Tremblin goes on to explain that the winner of the contest will see publication in one of his up and coming anthology books. He goes on to forbid the contestants to bring anything other than their stories, the clothes on their backs, and a bedroll, although he doubts “that anyone will sleep.” Furthermore, candlelight is the only light permitted in the mansion throughout the evening.
It seemed like a good idea at the time.
Author Andrew Nance, a longtime disc jockey and surveyor of the paranormal, thus sets the atmosphere for an originally formatted set of anthologies geared for young adults, as each contestant must take turns telling their written tales, as well as the occasional impromptu romp driven out of their fear of the growingly sinister Daemon Hall. Think Are You Afraid of the Dark meets The Shining. Mix in some craftily redefined urban legends and well-known ghost stories, and you’ve got yourself a fun journey through Daemon Hall. Pay particular attention to Chelsea’s tale as an example of an original spin on an old favorite.

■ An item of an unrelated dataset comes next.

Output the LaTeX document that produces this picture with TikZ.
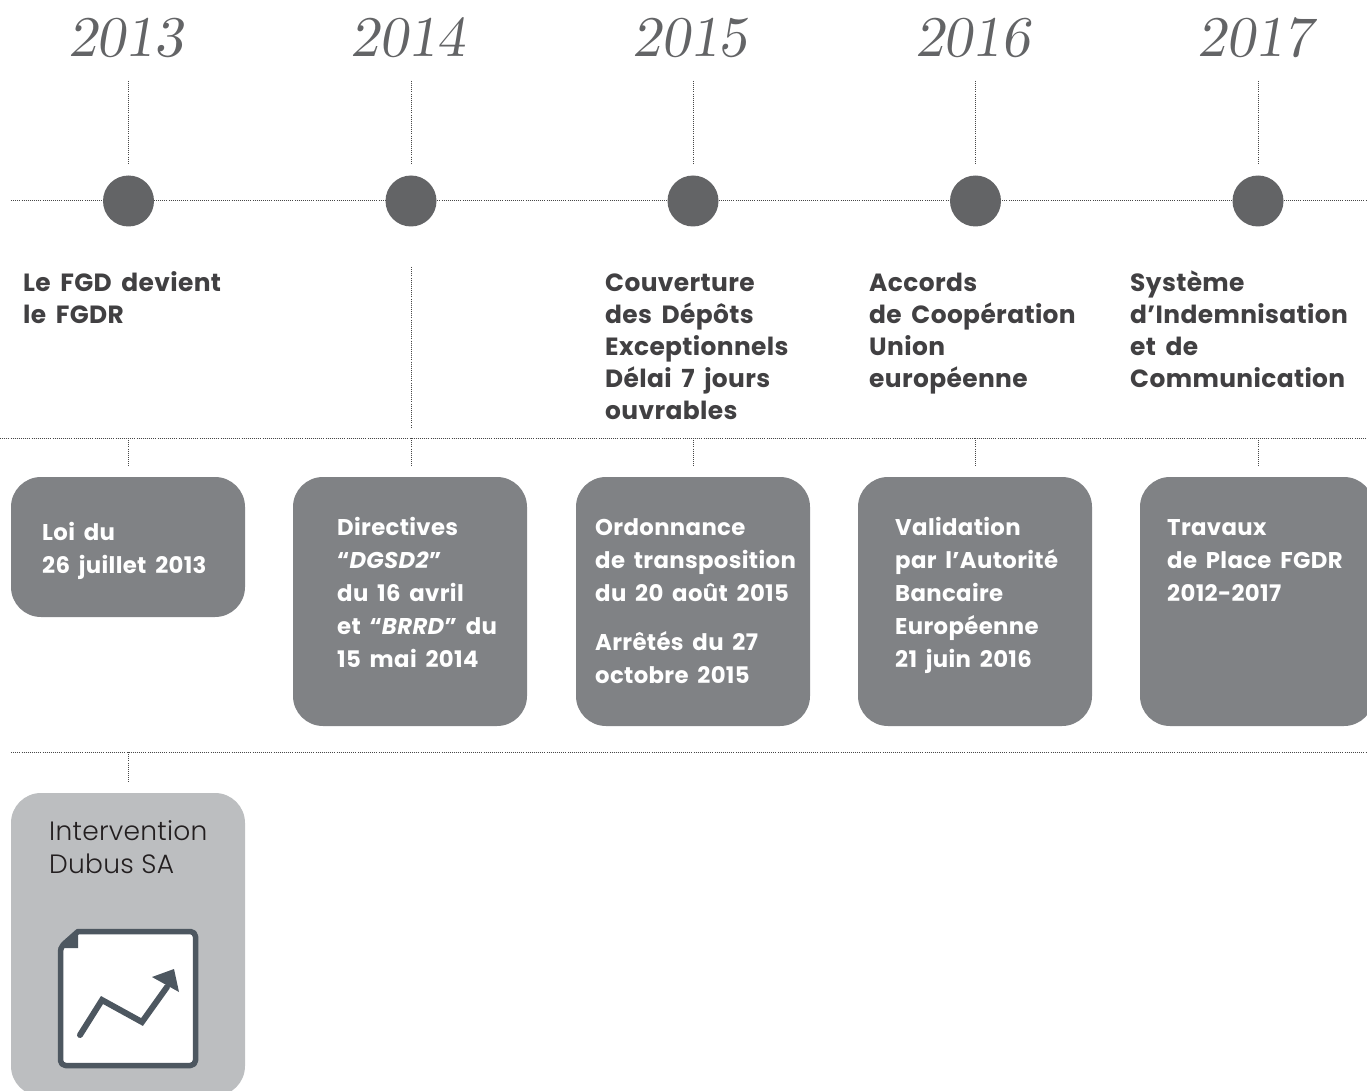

Published in 2007 by Henry Holt and Company, LLC, Daemon Hall is an entertaining read. While some of the contestant authors seem a little stereotypical at times (the jock wannabe writer who hates football, the young gothic teenager full of angst and rebellion), Nance mostly manages to carve the characters with depth and feeling. The overall tale of what happens to the teenagers as they tell their stories at Daemon Hall hold some truly startling moments, and Nance even attempts to scratch the surface of what it means to be a fan and writer of horror, and how disturbing and potentially dangerous that, in itself, can be. It would have been interesting to see him take this further, and while the ending may be viewed by some as anticlimactic, Daemon Hall is one that you can definitely tack on to your Halloween fun read list.